It looks to be one of the most important literary finds in a long time. It may tie together what many regard as the second greatest English poet and writer, John Milton, with the greatest. There is no need to even name the latter. The find has been hiding in plain sight for years, but not everything visible is obvious. It took a moment of inspiration from a lecturer at Cambridge University, over three thousand miles away from the book's location at the Philadelphia Free Library, to discover its secret.
The book is undoubtedly the most important ever in English literature. That would be Mr. William Shakespeares Comedies, Histories, and Tragedies. No one knows it by that name. The first edition is commonly called the First Folio. The next three folio editions, all published in the 17th century, logically are known as the Second, Third, and Fourth Folio. The First Folio was published by several of Shakespeare's friends in 1623, seven years after he died. It's importance cannot be overstated. Half of its 32 plays had never been printed before, and some, including Macbeth, would have been lost forever were it not for his friends' diligence in preserving his works.
The Philadelphia Free Library possesses one of the approximately 235 copies of the First Folio still known to exist. Around 750 copies are believed to have been printed. An amazing 82 of the known copies are held by the Folger Shakespeare Library in Washington with the rest scattered around the world.

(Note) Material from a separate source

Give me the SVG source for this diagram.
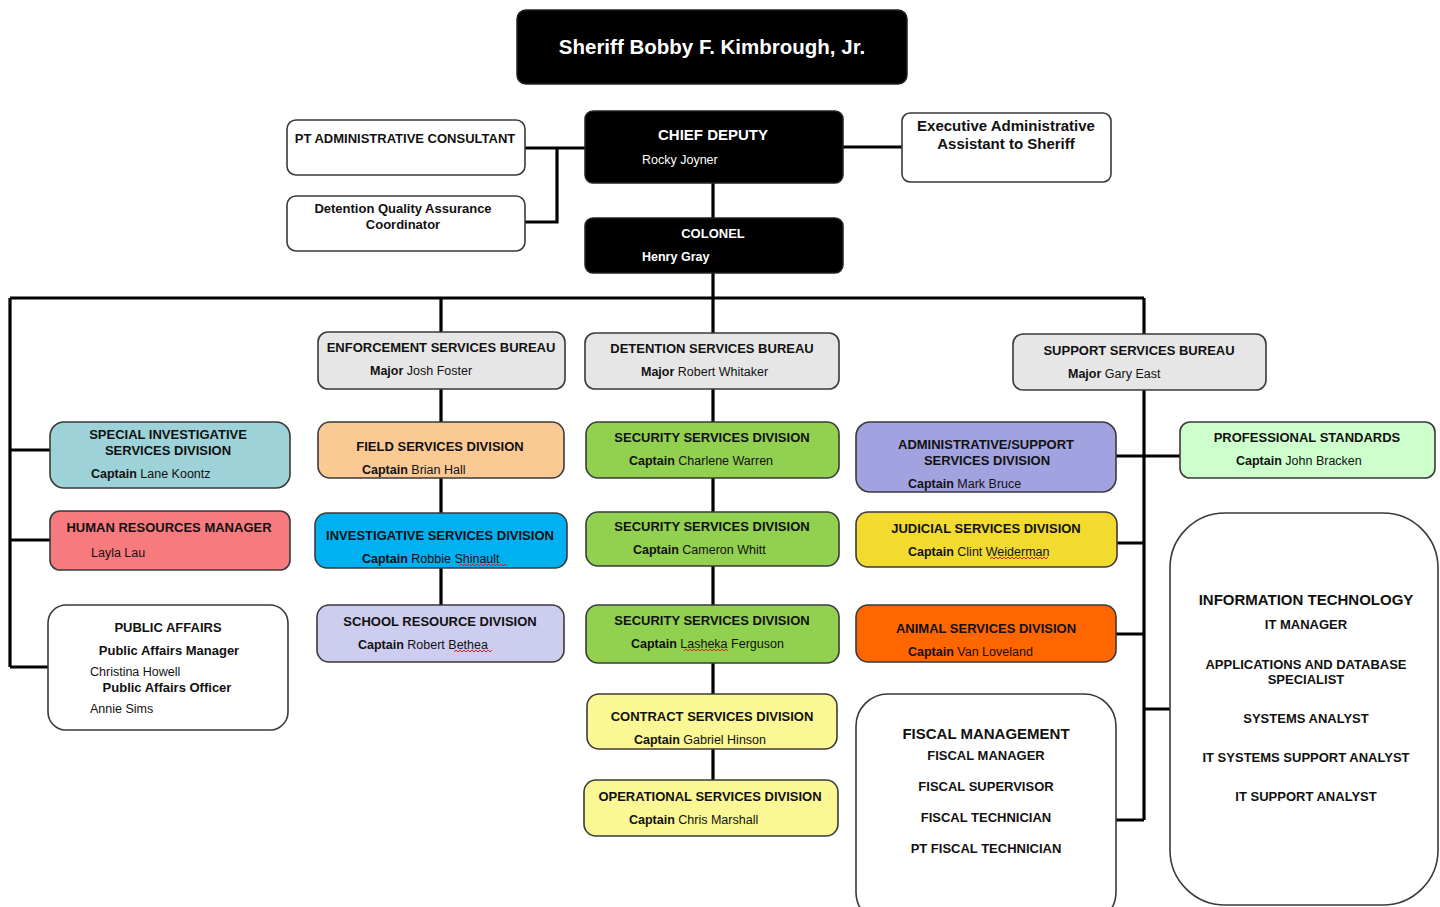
<svg xmlns="http://www.w3.org/2000/svg" width="1440" height="907" viewBox="0 0 1440 907">
<style>
text{font-family:"Liberation Sans",Arial,sans-serif;fill:#111}
.t{font-weight:bold;font-size:13px;text-anchor:middle}
.big{font-size:15px}
.n{font-size:12.5px}
.b{font-weight:bold}
.w{fill:#fff}
.box{stroke:#3a3a3a;stroke-width:1.6}
.blk{fill:#000;stroke:#222;stroke-width:1.5}
.wire{fill:none;stroke:#000;stroke-width:3.2}
.sq{fill:none;stroke:#e02020;stroke-width:1}
</style>
<g id="connectors" class="wire">
<path d="M525 148H585M557 148V222H525"/>
<path d="M843 147H902"/>
<path d="M713 183V218"/>
<path d="M713 273V298"/>
<path d="M10 298H1144"/>
<path d="M10 298V667M10 450H50M10 540H50M10 667H48"/>
<path d="M441 298V332M441 389V422M441 478V513M441 568V605"/>
<path d="M713 298V333M713 389V422M713 478V512M713 566V605M713 663V694M713 749V780"/>
<path d="M1144 298V334M1144 390V820"/>
<path d="M1116 456H1180M1117 543H1144M1116 634H1144M1144 709H1170M1116 820H1144"/>
</g>
<g id="sheriff"><rect x="517" y="10" width="390" height="74" rx="9" class="blk"/><text x="712" y="54" class="b w" font-size="20.5" text-anchor="middle">Sheriff Bobby F. Kimbrough, Jr.</text></g>
<g id="chief-deputy"><rect x="585" y="111" width="258" height="72" rx="8" class="blk"/><text x="713" y="140" class="t big w">CHIEF DEPUTY</text><text x="642" y="164" class="n w">Rocky Joyner</text></g>
<g id="pt-admin"><rect x="287" y="120" width="238" height="55" rx="9" fill="#fff" class="box"/><text x="405" y="143" class="t">PT ADMINISTRATIVE CONSULTANT</text></g>
<g id="dqa"><rect x="287" y="196" width="238" height="55" rx="9" fill="#fff" class="box"/><text x="403" y="213" class="t">Detention Quality Assurance</text><text x="403" y="229" class="t">Coordinator</text></g>
<g id="exec-admin"><rect x="902" y="113" width="209" height="69" rx="8" fill="#fff" class="box"/><text x="1006" y="131" class="t big">Executive Administrative</text><text x="1006" y="149" class="t big">Assistant to Sheriff</text></g>
<g id="colonel"><rect x="585" y="218" width="258" height="55" rx="8" class="blk"/><text x="713" y="238" class="t w">COLONEL</text><text x="642" y="261" class="n b w">Henry Gray</text></g>

<g id="enforcement"><rect x="318" y="332" width="247" height="57" rx="10" fill="#e6e6e6" class="box"/><text x="441" y="352" class="t">ENFORCEMENT SERVICES BUREAU</text><text x="370" y="375" class="n"><tspan class="b">Major</tspan> Josh Foster</text></g>
<g id="detention"><rect x="585" y="333" width="254" height="56" rx="10" fill="#e6e6e6" class="box"/><text x="712" y="353" class="t">DETENTION SERVICES BUREAU</text><text x="641" y="376" class="n"><tspan class="b">Major</tspan> Robert Whitaker</text></g>
<g id="support"><rect x="1013" y="334" width="253" height="56" rx="10" fill="#e6e6e6" class="box"/><text x="1139" y="355" class="t">SUPPORT SERVICES BUREAU</text><text x="1068" y="378" class="n"><tspan class="b">Major</tspan> Gary East</text></g>

<g id="special-inv"><rect x="50" y="422" width="240" height="66" rx="14" fill="#9dd2d8" class="box"/><text x="168" y="439" class="t">SPECIAL INVESTIGATIVE</text><text x="168" y="455" class="t">SERVICES DIVISION</text><text x="91" y="478" class="n"><tspan class="b">Captain</tspan> Lane Koontz</text></g>
<g id="hr"><rect x="50" y="511" width="240" height="59" rx="10" fill="#f77b7e" class="box"/><text x="169" y="532" class="t">HUMAN RESOURCES MANAGER</text><text x="91" y="557" class="n">Layla Lau</text></g>
<g id="public-affairs"><rect x="48" y="605" width="240" height="125" rx="18" fill="#fff" class="box"/><text x="168" y="632" class="t">PUBLIC AFFAIRS</text><text x="169" y="655" class="t">Public Affairs Manager</text><text x="90" y="676" class="n">Christina Howell</text><text x="167" y="692" class="t">Public Affairs Officer</text><text x="90" y="713" class="n">Annie Sims</text></g>

<g id="field"><rect x="318" y="422" width="246" height="56" rx="12" fill="#fbc994" class="box"/><text x="440" y="451" class="t">FIELD SERVICES DIVISION</text><text x="362" y="474" class="n"><tspan class="b">Captain</tspan> Brian Hall</text></g>
<g id="investigative"><rect x="315" y="513" width="252" height="55" rx="12" fill="#00b0f0" class="box"/><text x="440" y="540" class="t">INVESTIGATIVE SERVICES DIVISION</text><text x="362" y="563" class="n"><tspan class="b">Captain</tspan> Robbie Shinault</text><path class="sq" d="M459 566l2-2 2 2 2-2 2 2 2-2 2 2 2-2 2 2 2-2 2 2 2-2 2 2 2-2 2 2 2-2 2 2 2-2 2 2 2-2 2 2 2-2 2 2 2-2 2 2"/></g>
<g id="school"><rect x="317" y="605" width="247" height="57" rx="12" fill="#cdcdf0" class="box"/><text x="440" y="626" class="t">SCHOOL RESOURCE DIVISION</text><text x="358" y="649" class="n"><tspan class="b">Captain</tspan> Robert Bethea</text><path class="sq" d="M454 652l2-2 2 2 2-2 2 2 2-2 2 2 2-2 2 2 2-2 2 2 2-2 2 2 2-2 2 2 2-2 2 2 2-2 2 2 2-2"/></g>

<g id="security1"><rect x="586" y="422" width="253" height="56" rx="12" fill="#92d050" class="box"/><text x="712" y="442" class="t">SECURITY SERVICES DIVISION</text><text x="629" y="465" class="n"><tspan class="b">Captain</tspan> Charlene Warren</text></g>
<g id="security2"><rect x="586" y="512" width="253" height="54" rx="12" fill="#92d050" class="box"/><text x="712" y="531" class="t">SECURITY SERVICES DIVISION</text><text x="633" y="554" class="n"><tspan class="b">Captain</tspan> Cameron Whitt</text></g>
<g id="security3"><rect x="586" y="605" width="253" height="58" rx="12" fill="#92d050" class="box"/><text x="712" y="625" class="t">SECURITY SERVICES DIVISION</text><text x="631" y="648" class="n"><tspan class="b">Captain</tspan> Lasheka Ferguson</text><path class="sq" d="M684 651l2-2 2 2 2-2 2 2 2-2 2 2 2-2 2 2 2-2 2 2 2-2 2 2 2-2 2 2 2-2 2 2 2-2 2 2 2-2 2 2 2-2 2 2"/></g>
<g id="contract"><rect x="587" y="694" width="250" height="55" rx="12" fill="#fbf794" class="box"/><text x="712" y="721" class="t">CONTRACT SERVICES DIVISION</text><text x="634" y="744" class="n"><tspan class="b">Captain</tspan> Gabriel Hinson</text></g>
<g id="operational"><rect x="584" y="780" width="254" height="56" rx="12" fill="#fbf794" class="box"/><text x="710" y="801" class="t">OPERATIONAL SERVICES DIVISION</text><text x="629" y="824" class="n"><tspan class="b">Captain</tspan> Chris Marshall</text></g>

<g id="admin-support"><rect x="856" y="422" width="260" height="70" rx="14" fill="#a2a2e0" class="box"/><text x="986" y="449" class="t">ADMINISTRATIVE/SUPPORT</text><text x="987" y="465" class="t">SERVICES DIVISION</text><text x="908" y="488" class="n"><tspan class="b">Captain</tspan> Mark Bruce</text></g>
<g id="professional"><rect x="1180" y="422" width="255" height="56" rx="10" fill="#ccffcc" class="box"/><text x="1307" y="442" class="t">PROFESSIONAL STANDARDS</text><text x="1236" y="465" class="n"><tspan class="b">Captain</tspan> John Bracken</text></g>
<g id="judicial"><rect x="856" y="512" width="261" height="55" rx="12" fill="#f2da2f" class="box"/><text x="986" y="533" class="t">JUDICIAL SERVICES DIVISION</text><text x="908" y="556" class="n"><tspan class="b">Captain</tspan> Clint Weiderman</text><path class="sq" d="M990 559l2-2 2 2 2-2 2 2 2-2 2 2 2-2 2 2 2-2 2 2 2-2 2 2 2-2 2 2 2-2 2 2 2-2 2 2 2-2 2 2 2-2 2 2 2-2 2 2 2-2 2 2 2-2 2 2 2-2"/></g>
<g id="animal"><rect x="856" y="605" width="260" height="57" rx="12" fill="#ff6600" class="box"/><text x="986" y="633" class="t">ANIMAL SERVICES DIVISION</text><text x="908" y="656" class="n"><tspan class="b">Captain</tspan> Van Loveland</text></g>
<g id="fiscal"><rect x="856" y="694" width="260" height="230" rx="32" fill="#fff" class="box"/><text x="986" y="739" class="t big">FISCAL MANAGEMENT</text><text x="986" y="760" class="t">FISCAL MANAGER</text><text x="986" y="791" class="t">FISCAL SUPERVISOR</text><text x="986" y="822" class="t">FISCAL TECHNICIAN</text><text x="986" y="853" class="t">PT FISCAL TECHNICIAN</text></g>
<g id="it"><rect x="1170" y="513" width="268" height="392" rx="55" fill="#fff" class="box"/><text x="1306" y="605" class="t big">INFORMATION TECHNOLOGY</text><text x="1306" y="629" class="t">IT MANAGER</text><text x="1306" y="669" class="t">APPLICATIONS AND DATABASE</text><text x="1306" y="684" class="t">SPECIALIST</text><text x="1306" y="723" class="t">SYSTEMS ANALYST</text><text x="1306" y="762" class="t">IT SYSTEMS SUPPORT ANALYST</text><text x="1306" y="801" class="t">IT SUPPORT ANALYST</text></g>
</svg>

The Philadelphia Free Library obtained its copy in 1944. It was a gift from P. A. B. Widener II and his sister, Mrs. Josephine Widener Wichfield, in honor of their father, Joseph E. Widener, who died the previous year. The primary occupation of all three Wideners was being very rich. Joseph's father, P. A. B. Widener I, had made a fortune in public transportation. The Wideners devoted most of their time to racehorses and art, though the fact that Joseph had all four folios to pass on is an indication of the value of his secondary hobby, book collecting. Joseph's nephew, Harry Widener, is one of the best known names in book collecting, not just for his collection but for his (and his father's) going down with the Titanic. Wealth does not guarantee good fortune.

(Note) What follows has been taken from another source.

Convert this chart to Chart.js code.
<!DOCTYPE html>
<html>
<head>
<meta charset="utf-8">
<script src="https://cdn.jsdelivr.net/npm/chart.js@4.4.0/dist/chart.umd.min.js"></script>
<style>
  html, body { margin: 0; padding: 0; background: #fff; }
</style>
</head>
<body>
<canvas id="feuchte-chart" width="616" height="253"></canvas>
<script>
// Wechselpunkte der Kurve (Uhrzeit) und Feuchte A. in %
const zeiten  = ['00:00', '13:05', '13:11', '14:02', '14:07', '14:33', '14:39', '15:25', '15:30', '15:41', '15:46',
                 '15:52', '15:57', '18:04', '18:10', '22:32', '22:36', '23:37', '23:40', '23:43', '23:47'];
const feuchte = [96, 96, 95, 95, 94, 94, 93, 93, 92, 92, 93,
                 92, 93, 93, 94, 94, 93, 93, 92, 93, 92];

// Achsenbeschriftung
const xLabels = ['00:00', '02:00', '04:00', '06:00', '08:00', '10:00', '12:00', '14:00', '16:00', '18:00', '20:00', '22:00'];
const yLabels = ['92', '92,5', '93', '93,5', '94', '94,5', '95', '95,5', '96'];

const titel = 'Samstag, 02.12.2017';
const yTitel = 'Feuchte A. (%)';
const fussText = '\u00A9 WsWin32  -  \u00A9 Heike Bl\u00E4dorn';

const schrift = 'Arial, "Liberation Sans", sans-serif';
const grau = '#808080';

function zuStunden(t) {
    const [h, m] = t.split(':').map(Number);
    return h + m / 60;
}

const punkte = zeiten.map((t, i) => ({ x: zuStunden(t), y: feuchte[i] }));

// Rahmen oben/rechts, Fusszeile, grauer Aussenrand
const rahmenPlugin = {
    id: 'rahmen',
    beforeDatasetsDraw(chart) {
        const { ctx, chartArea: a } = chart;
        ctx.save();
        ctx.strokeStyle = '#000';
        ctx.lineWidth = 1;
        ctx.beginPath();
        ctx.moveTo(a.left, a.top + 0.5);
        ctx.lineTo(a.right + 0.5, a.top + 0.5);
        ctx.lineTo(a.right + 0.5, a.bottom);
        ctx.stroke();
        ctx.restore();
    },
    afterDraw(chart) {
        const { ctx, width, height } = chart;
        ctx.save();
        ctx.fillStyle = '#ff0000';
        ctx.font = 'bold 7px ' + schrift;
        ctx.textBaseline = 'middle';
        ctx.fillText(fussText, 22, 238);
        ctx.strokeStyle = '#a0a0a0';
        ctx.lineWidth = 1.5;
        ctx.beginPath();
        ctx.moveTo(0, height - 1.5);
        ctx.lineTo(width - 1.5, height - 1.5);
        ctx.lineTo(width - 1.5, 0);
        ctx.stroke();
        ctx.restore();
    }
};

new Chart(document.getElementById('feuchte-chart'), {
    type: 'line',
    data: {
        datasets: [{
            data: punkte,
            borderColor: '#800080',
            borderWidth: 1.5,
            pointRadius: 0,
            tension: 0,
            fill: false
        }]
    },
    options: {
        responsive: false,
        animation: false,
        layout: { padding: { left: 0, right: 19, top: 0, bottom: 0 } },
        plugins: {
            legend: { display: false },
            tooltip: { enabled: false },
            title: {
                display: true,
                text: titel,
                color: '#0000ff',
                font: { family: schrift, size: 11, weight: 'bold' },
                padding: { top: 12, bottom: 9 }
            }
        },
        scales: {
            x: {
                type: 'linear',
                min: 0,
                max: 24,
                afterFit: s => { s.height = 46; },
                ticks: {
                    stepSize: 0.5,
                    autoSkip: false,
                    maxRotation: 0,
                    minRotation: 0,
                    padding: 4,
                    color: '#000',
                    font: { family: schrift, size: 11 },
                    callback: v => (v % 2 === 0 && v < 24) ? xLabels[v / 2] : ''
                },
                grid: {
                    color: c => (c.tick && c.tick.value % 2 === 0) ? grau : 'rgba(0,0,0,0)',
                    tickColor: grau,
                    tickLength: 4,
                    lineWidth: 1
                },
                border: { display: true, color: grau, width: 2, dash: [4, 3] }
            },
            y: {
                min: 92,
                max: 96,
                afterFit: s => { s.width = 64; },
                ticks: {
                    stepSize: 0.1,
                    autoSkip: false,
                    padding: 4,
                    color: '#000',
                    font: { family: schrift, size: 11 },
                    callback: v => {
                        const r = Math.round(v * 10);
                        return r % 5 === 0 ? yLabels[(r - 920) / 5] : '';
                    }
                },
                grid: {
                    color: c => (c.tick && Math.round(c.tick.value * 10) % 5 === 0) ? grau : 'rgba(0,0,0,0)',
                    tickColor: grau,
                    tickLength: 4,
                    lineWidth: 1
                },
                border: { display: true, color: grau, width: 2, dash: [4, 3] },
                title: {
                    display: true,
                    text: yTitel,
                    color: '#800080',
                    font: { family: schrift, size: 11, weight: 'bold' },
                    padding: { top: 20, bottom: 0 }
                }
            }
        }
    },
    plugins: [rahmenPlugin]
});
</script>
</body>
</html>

The Widener/Philadelphia Free Library copy of the First Folio has long been noted for its extensive annotations. There are some comments, technical (as opposed to substantive) corrections of Shakespeare's words, and lots of highlighting. The latter indicates what the annotator thought was important. However, one thing that remained a mystery was the identity of the person who made the annotations. There was no reason to think the person was of great importance anyway.

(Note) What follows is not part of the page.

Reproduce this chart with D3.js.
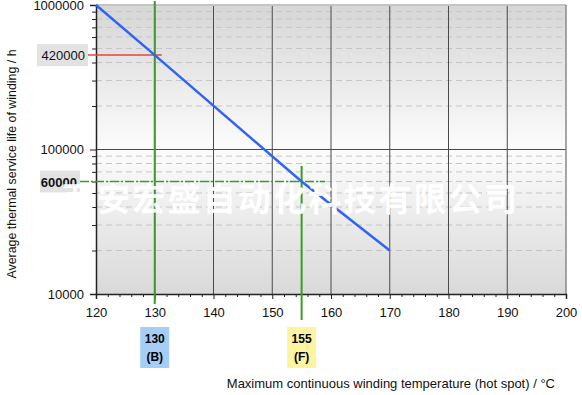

That all changed a few days ago. Claire Bourne, an Assistant Professor of English at Pennsylvania State University, had published an article on the marginalia written in the Philadelphia Free Library copy. One of the readers of her article was Jason Scott-Warren, a fellow and lecturer at Cambridge University. Ms. Bourne's article included numerous images from the First Folio displaying the annotations. Scott-Warren looked at the writing and thought it looked familiar. He did some research and his suspicions quickly began to fall in place. The handwriting had a strong, perhaps even compelling, similarity to that of John Milton. I might say that Scott-Warren had found paradise, except that's too obvious a joke to make, so I will refrain. However, it would be fair to describe it as "Milton Found."
It is not surprising that Milton's annotations would be found in a copy of the First Folio. He was born eight years before Shakespeare died and clearly was a great admirer of his work. His first published poem was On Shakespear. It appeared anonymously in none other than the Second Folio in 1632. Obviously, Milton must have had a copy of Shakespeare's works, and for his poem to appear in the Second Folio means his only possible source was the First Folio. Considering there weren't all that many copies of it printed, the odds that someone else made notations in a handwriting indistinguishable from Milton's seems very unlikely indeed. The identification is not yet 100%, and some may still demand further proof, but there is sufficient agreement at this point to say the evidence is getting close to overwhelming. As Shakespeare might say, "all's well that ends well."